* Stated problem *
Retype nothing except the lines below from the one with "Output the LaTeX" through the one with "(bend) at (126,220);", exactly, with images left out.

* Extracted information *
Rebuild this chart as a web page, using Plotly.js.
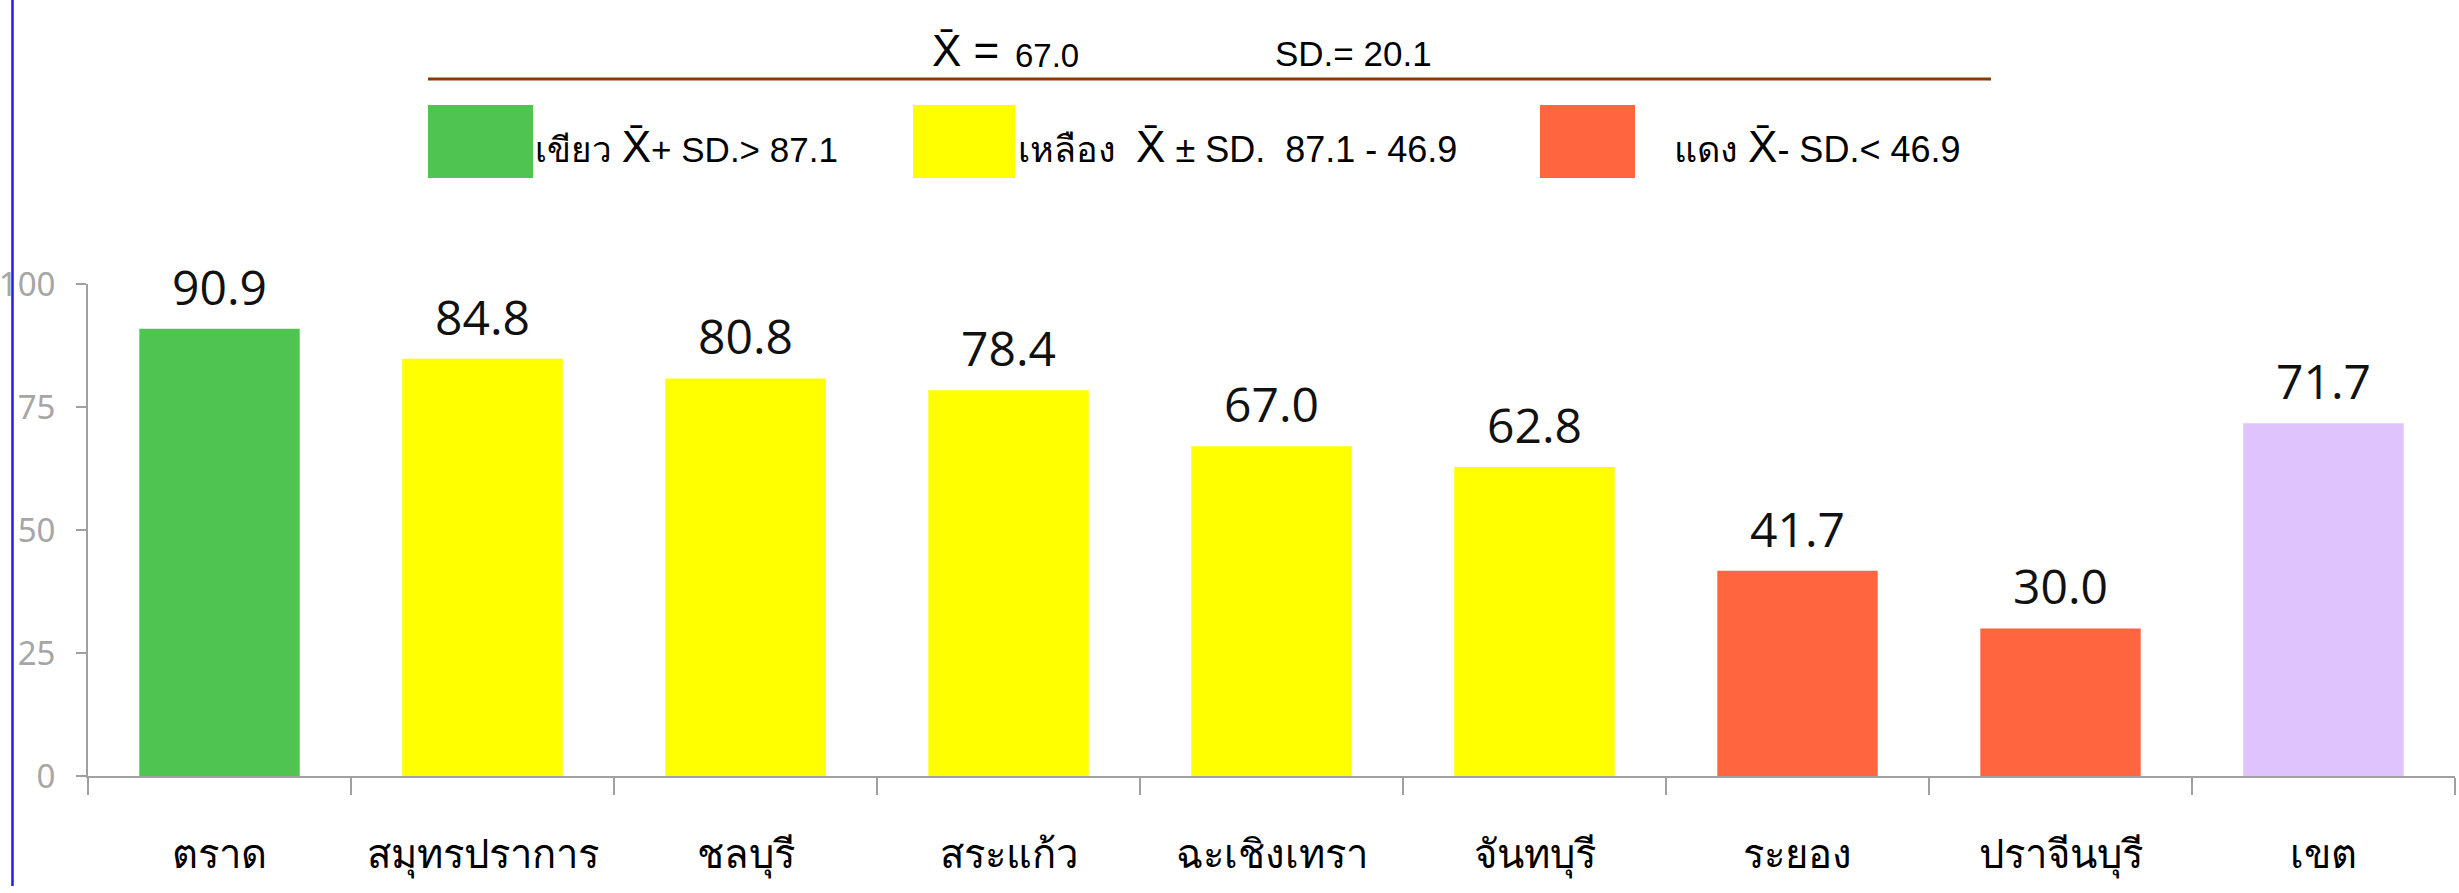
...
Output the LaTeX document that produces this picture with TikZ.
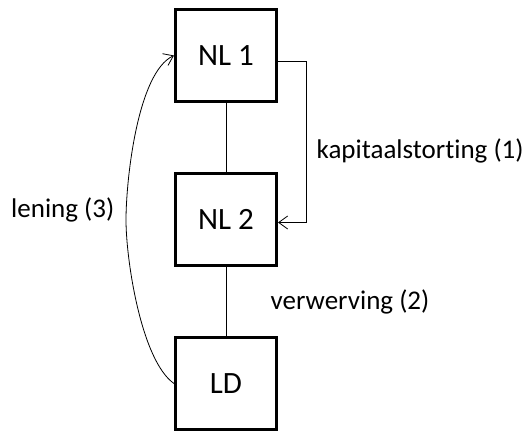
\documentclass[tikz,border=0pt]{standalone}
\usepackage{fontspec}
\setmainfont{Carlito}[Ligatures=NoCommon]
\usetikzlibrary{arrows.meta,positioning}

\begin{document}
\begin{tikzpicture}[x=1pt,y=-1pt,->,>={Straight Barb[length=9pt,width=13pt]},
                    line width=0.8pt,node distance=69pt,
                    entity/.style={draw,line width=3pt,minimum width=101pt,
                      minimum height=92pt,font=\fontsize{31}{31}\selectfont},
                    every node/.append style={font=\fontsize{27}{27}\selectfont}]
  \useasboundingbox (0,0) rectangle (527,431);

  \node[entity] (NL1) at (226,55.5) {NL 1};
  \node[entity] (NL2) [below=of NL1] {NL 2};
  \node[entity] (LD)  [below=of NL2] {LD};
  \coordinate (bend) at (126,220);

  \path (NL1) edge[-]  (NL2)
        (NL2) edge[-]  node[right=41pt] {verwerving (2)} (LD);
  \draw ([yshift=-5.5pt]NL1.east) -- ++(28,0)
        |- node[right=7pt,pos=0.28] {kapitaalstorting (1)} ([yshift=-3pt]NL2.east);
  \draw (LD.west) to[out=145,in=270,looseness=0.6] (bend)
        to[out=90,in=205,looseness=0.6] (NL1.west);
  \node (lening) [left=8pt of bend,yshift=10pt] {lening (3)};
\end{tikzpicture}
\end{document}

* The reply *
Output the LaTeX document that produces this picture with TikZ.
\documentclass[tikz,border=0pt]{standalone}
\usepackage{fontspec}
\setmainfont{Carlito}[Ligatures=NoCommon]
\usetikzlibrary{arrows.meta,positioning}

\begin{document}
\begin{tikzpicture}[x=1pt,y=-1pt,->,>={Straight Barb[length=9pt,width=13pt]},
                    line width=0.8pt,node distance=69pt,
                    entity/.style={draw,line width=3pt,minimum width=101pt,
                      minimum height=92pt,font=\fontsize{31}{31}\selectfont},
                    every node/.append style={font=\fontsize{27}{27}\selectfont}]
  \useasboundingbox (0,0) rectangle (527,431);

  \node[entity] (NL1) at (226,55.5) {NL 1};
  \node[entity] (NL2) [below=of NL1] {NL 2};
  \node[entity] (LD)  [below=of NL2] {LD};
  \coordinate (bend) at (126,220);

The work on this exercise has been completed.